Directive: Go through the listing below and gather every line with the word "this".
-----
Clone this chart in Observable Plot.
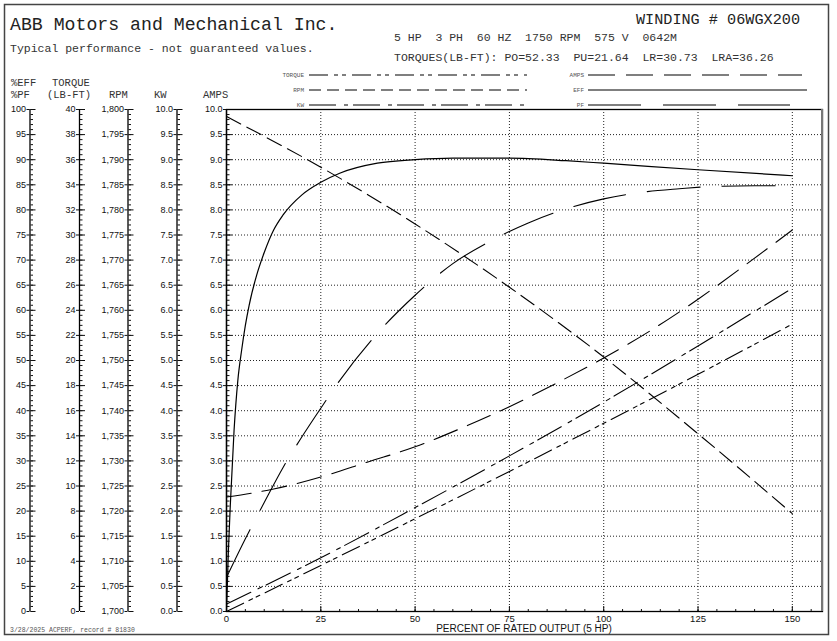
<!DOCTYPE html>
<html><head><meta charset="utf-8">
<script src="https://cdn.jsdelivr.net/npm/d3@7"></script>
<script src="https://cdn.jsdelivr.net/npm/@observablehq/plot@0.6"></script>
<style>
body{margin:0;background:#fff;}
#wrap{position:relative;width:837px;height:641px;overflow:hidden;background:#fff;}
#chart{position:absolute;left:0;top:0;}
#overlay{position:absolute;left:0;top:0;pointer-events:none;}
</style></head><body>
<div id="wrap"><div id="chart"></div><svg id="overlay" width="837" height="641"></svg></div>
<script>
// ---- data ----
const loads = [0, 25, 50, 75, 100, 125, 150];                  // % of rated output
const rpmValues = [1798.6, 1788.5, 1777.2, 1764.6, 1750.7, 1735.4, 1719.5];
const torqueValues = [0, 3.67, 7.39, 11.16, 15.0, 18.9, 22.9];   // LB-FT
const kwValues = [0.15, 1.07, 2.07, 3.1, 4.17, 5.29, 6.44];
const ampsLoads = [0, 12.5, 25, 37.5, 50, 62.5, 75, 87.5, 100, 112.5, 125, 137.5, 150];
const ampsValues = [2.28, 2.44, 2.68, 2.98, 3.28, 3.66, 4.08, 4.55, 5.05, 5.6, 6.22, 6.9, 7.6];
const effLoads = [0, 0.5, 1, 2, 3, 4, 5, 6, 8, 10, 12.5, 15, 20, 25, 30, 40, 50, 60, 75, 90, 100, 125, 150];
const effValues = [0, 12, 21, 36, 46, 52, 57, 61, 67, 71.5, 76, 79, 83, 85.5, 87.3, 89.3, 90, 90.3, 90.3, 89.8, 89.3, 88, 86.8];
const pfLoads = [0, 5, 10, 15, 20, 25, 30, 40, 50, 60, 70, 80, 90, 100, 110, 120, 130, 140, 150];
const pfValues = [6.8, 14.5, 21.7, 28.7, 34.8, 40.5, 46, 55.4, 63, 69.3, 73.8, 77.4, 80.2, 82.2, 83.5, 84.2, 84.7, 84.8, 84.8];

const xTicks = [0, 25, 50, 75, 100, 125, 150];
const titleText = "ABB Motors and Mechanical Inc.";
const subtitleText = "Typical performance - not guaranteed values.";
const windingText = "WINDING # 06WGX200";
const ratingText = "5 HP  3 PH  60 HZ  1750 RPM  575 V  0642M";
const torquesText = "TORQUES(LB-FT): PO=52.33  PU=21.64  LR=30.73  LRA=36.26";
const footerText = "3/28/2025 ACPERF, record # 81830";
const xLabel = "PERCENT OF RATED OUTPUT (5 HP)";
const legendLeft = ["TORQUE", "RPM", "KW"];
const legendRight = ["AMPS", "EFF", "PF"];

// ---- layout ----
const W = 837, H = 641, ML = 226, MR = 15, MT = 109, MB = 30;
const dash = {TORQUE: "19,6,4,4,4,6", RPM: "12,6", KW: "27,8,4,5", AMPS: "27,11", EFF: null, PF: "53,22"};
const plotDash = {...dash, RPM: "16,7", AMPS: "25,11"};

const zip = (xs, ys) => xs.map((x, i) => ({x, v: ys[i]}));
const yMajor = d3.range(0, 10.001, 0.5);
const yMinor = d3.range(0, 101, 1).map(d => d / 10);

function leftAxis(spine, fmt) {
  const dxL = spine - ML, dxR = spine - (W - MR);
  return [
    Plot.ruleX([0], {dx: dxL, stroke: "#000", strokeWidth: 1.3}),
    Plot.axisY({ticks: yMajor, anchor: "left", dx: dxL, tickSize: 3, tickPadding: 1, tickFormat: fmt, label: null, fontSize: 9, color: "#111"}),
    Plot.axisY({ticks: yMajor, anchor: "right", dx: dxR, tickSize: 5, tickFormat: () => "", label: null, color: "#111"}),
    Plot.axisY({ticks: yMinor, anchor: "right", dx: dxR, tickSize: 2.5, tickFormat: () => "", label: null, color: "#111"})
  ];
}
const comma = d3.format(",");

const chart = Plot.plot({
  width: W, height: H,
  marginLeft: ML, marginRight: MR, marginTop: MT, marginBottom: MB,
  style: {fontFamily: "'Liberation Sans', Arial, sans-serif", fontSize: "9px", background: "transparent", overflow: "visible"},
  x: {domain: [0, 158]},
  y: {domain: [0, 10]},
  marks: [
    Plot.gridY({ticks: d3.range(0.5, 10, 0.5), stroke: "#222", strokeOpacity: 1, strokeDasharray: "1,2"}),
    Plot.gridX({ticks: xTicks.slice(1), stroke: "#222", strokeOpacity: 1, strokeDasharray: "1,2"}),
    ...leftAxis(29.5, d => d * 10),
    ...leftAxis(79, d => d * 4),
    ...leftAxis(127.5, d => comma(1700 + d * 10)),
    ...leftAxis(176.5, d => d.toFixed(1)),
    ...leftAxis(ML, d => d.toFixed(1)),
    Plot.axisX({ticks: xTicks, anchor: "bottom", tickSize: 0, tickPadding: 4, label: null, fontSize: 9.5, color: "#111"}),
    Plot.axisX({ticks: d3.range(0, 156, 5), anchor: "top", dy: H - MB - MT, tickSize: 3, tickFormat: () => "", label: null, color: "#111"}),
    Plot.axisX({ticks: xTicks, anchor: "top", dy: H - MB - MT, tickSize: 6, tickFormat: () => "", label: null, color: "#111"}),
    Plot.frame({stroke: "#000", strokeWidth: 1.3}),
    Plot.line(zip(loads, rpmValues), {x: "x", y: d => (d.v - 1700) / 10, stroke: "#000", strokeWidth: 1.1, strokeDasharray: plotDash.RPM, curve: "monotone-x"}),
    Plot.line(zip(loads, torqueValues), {x: "x", y: d => d.v / 4, stroke: "#000", strokeWidth: 1.1, strokeDasharray: plotDash.TORQUE, curve: "monotone-x"}),
    Plot.line(zip(loads, kwValues), {x: "x", y: "v", stroke: "#000", strokeWidth: 1.1, strokeDasharray: plotDash.KW, curve: "monotone-x"}),
    Plot.line(zip(ampsLoads, ampsValues), {x: "x", y: "v", stroke: "#000", strokeWidth: 1.1, strokeDasharray: plotDash.AMPS, curve: "monotone-x"}),
    Plot.line(zip(pfLoads, pfValues), {x: "x", y: d => d.v / 10, stroke: "#000", strokeWidth: 1.1, strokeDasharray: plotDash.PF, curve: "monotone-x"}),
    Plot.line(zip(effLoads, effValues), {x: "x", y: d => d.v / 10, stroke: "#000", strokeWidth: 1.2, curve: "monotone-x"})
  ]
});
document.getElementById("chart").appendChild(chart);

// ---- overlay: titles, headers, legend, border ----
const ov = d3.select("#overlay");
ov.append("rect").attr("x", 4.5).attr("y", 4.5).attr("width", 824).attr("height", 630)
  .attr("fill", "none").attr("stroke", "#444").attr("stroke-width", 1.5);
ov.append("line").attr("x1", ML + (W - ML - MR)).attr("x2", ML + (W - ML - MR)).attr("y1", MT).attr("y2", H - MB)
  .attr("stroke", "#777").attr("stroke-width", 2);
const mono = "'Liberation Mono', 'Courier New', monospace";
function txt(s, x, y, size, anchor = "start", fill = "#222", family = mono) {
  ov.append("text").attr("x", x).attr("y", y).attr("font-family", family).attr("font-size", size)
    .attr("fill", fill).attr("text-anchor", anchor).attr("xml:space", "preserve").style("white-space", "pre").text(s);
}
txt(titleText, 10, 30, 18.2);
txt(subtitleText, 10, 52, 11.5, "start", "#333");
txt(windingText, 800, 24, 15.2, "end");
txt(ratingText, 394, 41, 11.5, "start", "#333");
txt(torquesText, 394, 61, 11.5, "start", "#333");
txt(footerText, 10, 632, 6.5, "start", "#555");
txt(xLabel, (ML + W - MR) / 2, 632, 10, "middle", "#111", "'Liberation Sans', Arial, sans-serif");
// column headers
txt("%EFF", 11, 86, 10.5, "start", "#333");
txt("TORQUE", 52, 86, 10.5, "start", "#333");
txt("%PF", 11, 98, 10.5, "start", "#333");
txt("(LB-FT)", 47, 98, 10.5, "start", "#333");
txt("RPM", 109, 98, 10.5, "start", "#333");
txt("KW", 154, 98, 10.5, "start", "#333");
txt("AMPS", 203, 98, 10.5, "start", "#333");
// legend
const legY = [75, 90, 105];
const legRightEnd = {AMPS: 802, EFF: 807, PF: 790};
legendLeft.forEach((k, i) => {
  txt(k, 304, legY[i] + 2, 6, "end", "#555");
  ov.append("line").attr("x1", 309).attr("x2", 527).attr("y1", legY[i]).attr("y2", legY[i])
    .attr("stroke", "#000").attr("stroke-width", 1.1).attr("stroke-dasharray", dash[k]);
});
legendRight.forEach((k, i) => {
  txt(k, 584, legY[i] + 2, 6, "end", "#555");
  ov.append("line").attr("x1", 588).attr("x2", legRightEnd[k]).attr("y1", legY[i]).attr("y2", legY[i])
    .attr("stroke", "#000").attr("stroke-width", 1.1).attr("stroke-dasharray", dash[k]);
});
</script>
</body></html>
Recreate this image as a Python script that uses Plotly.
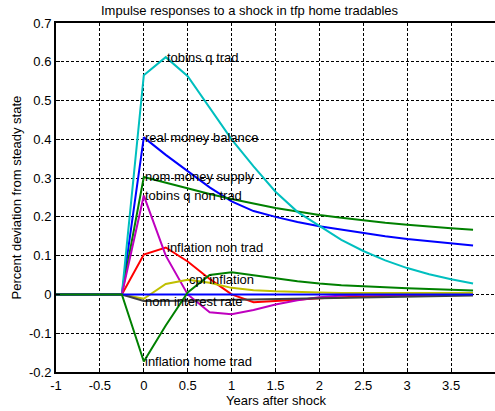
import plotly.graph_objects as go

years = [-1, -0.75, -0.5, -0.25, 0, 0.25, 0.5, 0.75, 1, 1.25, 1.5, 1.75, 2,
         2.25, 2.5, 2.75, 3, 3.25, 3.5, 3.75]

real_money_balance = [0, 0, 0, 0, 0.405, 0.36, 0.318, 0.276, 0.24, 0.215, 0.2, 0.187,
                      0.176, 0.167, 0.158, 0.15, 0.143, 0.137, 0.131, 0.126]
nom_money_supply = [0, 0, 0, 0, 0.303, 0.288, 0.273, 0.259, 0.246, 0.234, 0.223, 0.214,
                    0.205, 0.198, 0.191, 0.185, 0.18, 0.175, 0.171, 0.167]
inflation_non_trad = [0, 0, 0, 0, 0.103, 0.121, 0.085, 0.04, 0.0, -0.02, -0.017, -0.013,
                      -0.01, -0.007, -0.005, -0.003, -0.002, -0.001, -0.001, -0.001]
tobins_q_trad = [0, 0, 0, 0, 0.565, 0.612, 0.563, 0.48, 0.40, 0.33, 0.265, 0.213,
                 0.176, 0.141, 0.112, 0.088, 0.068, 0.052, 0.039, 0.028]
tobins_q_non_trad = [0, 0, 0, 0, 0.255, 0.1, 0.0, -0.046, -0.051, -0.04, -0.026, -0.015,
                     -0.007, -0.003, -0.001, 0, 0, 0, 0, 0]
cpi_inflation = [0, 0, 0, 0, -0.011, 0.027, 0.038, 0.03, 0.017, 0.011, 0.008, 0.006,
                 0.005, 0.004, 0.004, 0.004, 0.004, 0.004, 0.004, 0.004]
nom_interest_rate = [0, 0, 0, 0, -0.017, -0.017, -0.016, -0.015, -0.014, -0.013, -0.012,
                     -0.01, -0.009, -0.008, -0.007, -0.006, -0.005, -0.004, -0.004, -0.003]
zero_series = [0] * 20
inflation_home_trad = [0, 0, 0, 0, -0.173, -0.08, 0.005, 0.05, 0.057, 0.05, 0.042, 0.034,
                       0.028, 0.024, 0.021, 0.018, 0.016, 0.014, 0.012, 0.01]

series = [
    ("real money balance", real_money_balance, "rgb(0,0,255)"),
    ("nom money supply", nom_money_supply, "rgb(0,128,0)"),
    ("inflation non trad", inflation_non_trad, "rgb(255,0,0)"),
    ("tobins q trad", tobins_q_trad, "rgb(0,191,191)"),
    ("tobins q non trad", tobins_q_non_trad, "rgb(191,0,191)"),
    ("cpi inflation", cpi_inflation, "rgb(191,191,0)"),
    ("nom interest rate", nom_interest_rate, "rgb(64,64,64)"),
    (None, zero_series, "rgb(0,0,255)"),
    ("inflation home trad", inflation_home_trad, "rgb(0,128,0)"),
]

FONT = "Liberation Sans, Arial, sans-serif"
fig = go.Figure()
annotations = []
for name, vals, col in series:
    fig.add_trace(go.Scatter(x=years, y=vals, mode="lines",
                             line=dict(color=col, width=2), showlegend=False))
    if name:
        i = max(range(len(vals)), key=lambda k: abs(vals[k]))
        annotations.append(dict(x=years[i], y=vals[i], text=name, showarrow=False,
                                xanchor="left", yanchor="middle", borderpad=0,
                                font=dict(family=FONT, size=13, color="black")))

L, R, T, B = 56, 0, 23, 39
W, H = 495, 411
pw, ph = W - L - R, H - T - B

annotations.append(dict(xref="paper", yref="paper", x=0.5, y=-(400 - 372) / ph,
                        text="Years after shock", showarrow=False,
                        xanchor="center", yanchor="middle",
                        font=dict(family=FONT, size=13, color="black")))
annotations.append(dict(xref="paper", yref="paper", x=(16 - L) / pw, y=0.5,
                        text="Percent deviation from steady state", showarrow=False,
                        textangle=-90, xanchor="center", yanchor="middle",
                        font=dict(family=FONT, size=13, color="black")))
annotations.append(dict(xref="paper", yref="paper", x=(249 - L) / pw, y=1 + (T - 10) / ph,
                        text="Impulse responses to a shock in tfp home tradables",
                        showarrow=False, xanchor="center", yanchor="middle",
                        font=dict(family=FONT, size=13, color="black")))

axis_common = dict(showgrid=True, gridcolor="black", gridwidth=1, griddash="3px,2px",
                   zeroline=False, showline=True, linecolor="black", linewidth=2,
                   mirror=True, ticks="inside", ticklen=4, tickcolor="black",
                   automargin=False,
                   tickfont=dict(family=FONT, size=13, color="black"))

fig.update_layout(
    width=W, height=H,
    margin=dict(l=L, r=R, t=T, b=B, pad=0),
    paper_bgcolor="white", plot_bgcolor="white",
    xaxis=dict(range=[-1, 4], tickvals=[-1, -0.5, 0, 0.5, 1, 1.5, 2, 2.5, 3, 3.5, 4],
               ticktext=["-1", "-0.5", "0", "0.5", "1", "1.5", "2", "2.5", "3", "3.5", "4"],
               **axis_common),
    yaxis=dict(range=[-0.2, 0.7], tickvals=[-0.2, -0.1, 0, 0.1, 0.2, 0.3, 0.4, 0.5, 0.6, 0.7],
               ticktext=["-0.2", "-0.1", "0", "0.1", "0.2", "0.3", "0.4", "0.5", "0.6", "0.7"],
               **axis_common),
    annotations=annotations,
)

fig.write_html("out.html", config={"displayModeBar": False},
               post_script="document.body.style.margin='0';document.body.style.overflow='hidden';")
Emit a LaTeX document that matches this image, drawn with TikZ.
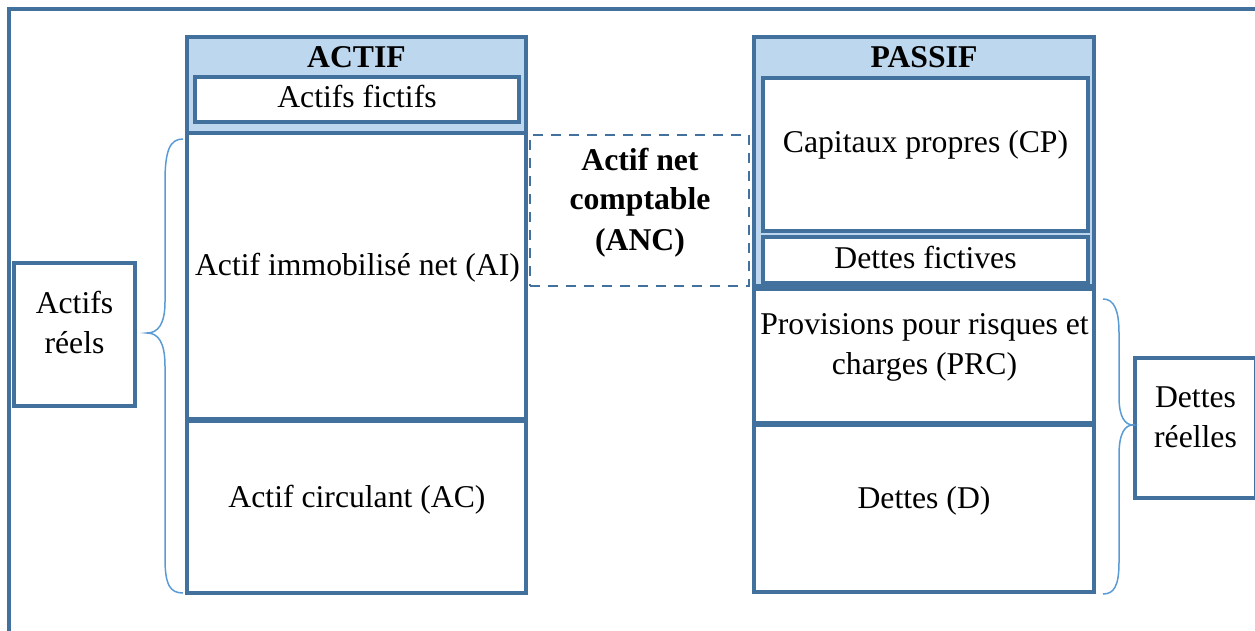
-----
Problem solution:
Clone this chart in Observable Plot.
Recreate this image as a Python script that uses Plotly.
Emit a LaTeX document that matches this image, drawn with TikZ.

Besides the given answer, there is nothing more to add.